The phrase “bounteous God” has
been humming in my head. It comes from the ancient hymn by
Martin Rinkert. I told you the story of the hymn this
summer. It was written during a difficult time, certainly
more difficult than ours. It was 1663, following the
devastating 30 Years War in Europe and the plague of the
early 1600’s. Pastor and poet, frail of health himself,
Rinkert had personally buried over 5,000 people, including
his wife.

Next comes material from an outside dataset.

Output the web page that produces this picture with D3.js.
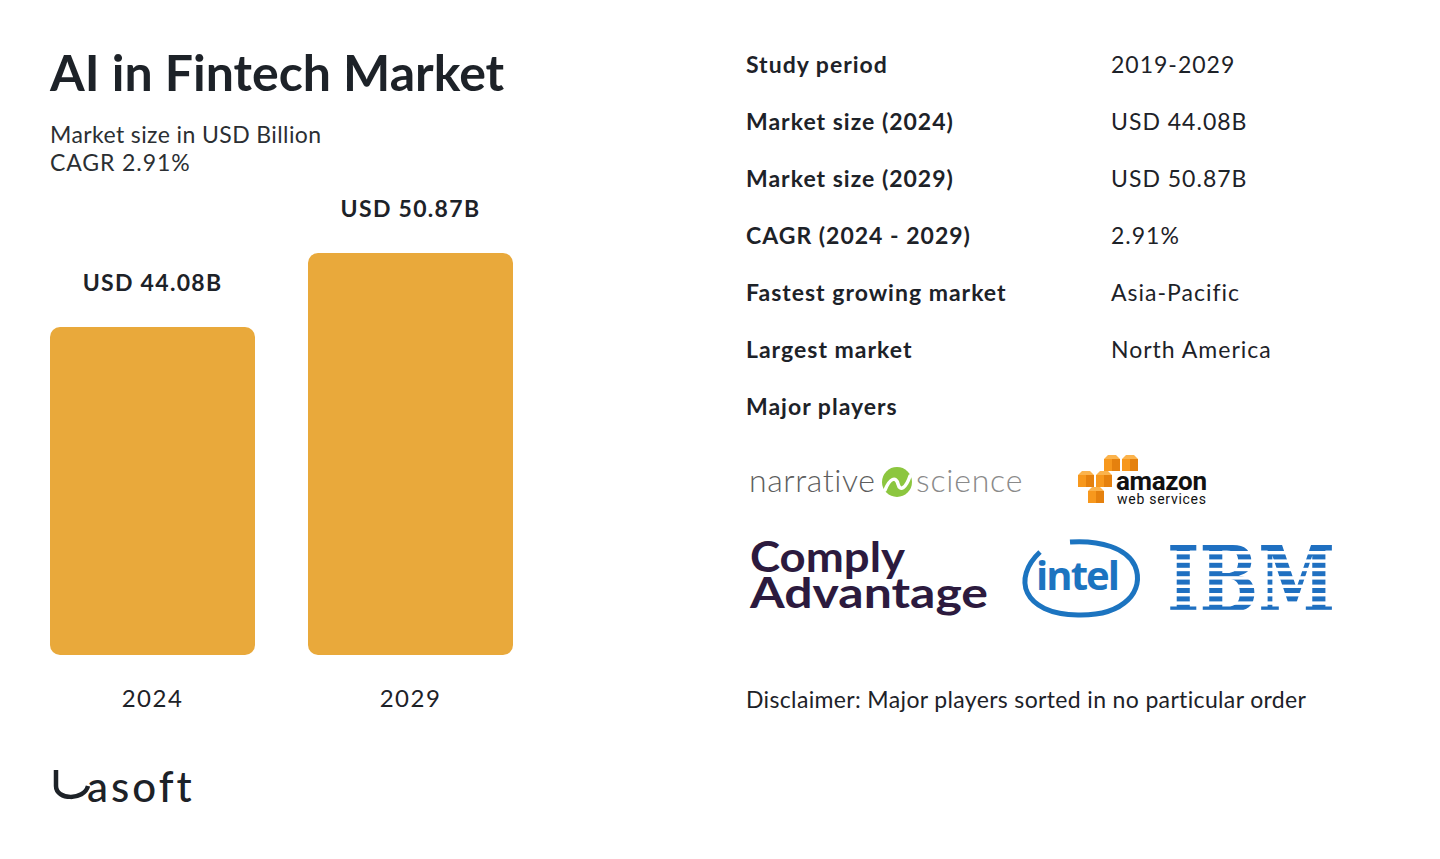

Yet, in the face of it all he could sing:
O may this bounteous God through
all our lives be near us
With ever joyful hearts and blessed peace to cheer us.
And keep us in his grace,
And guard us when perplexed,
And free us from all ills
In this world and the next.
Today…when
everything seems to be changing, some things never change.
Today…I
invite you to “Have Faith:”
To live boldly
To give generously
So that all we do is done in love.
Great is thy faithfulness, O God
my Father;
there is no shadow of turning with thee;
thou changest not, thy compassions they fail not;
as thou hast been, thou forever wilt be.
Great is thy faithfulness!
Great is thy faithfulness!
Morning by morning new mercies I see;
all I have needed, thy hand hath provided;
great is thy faithfulness, Lord unto me.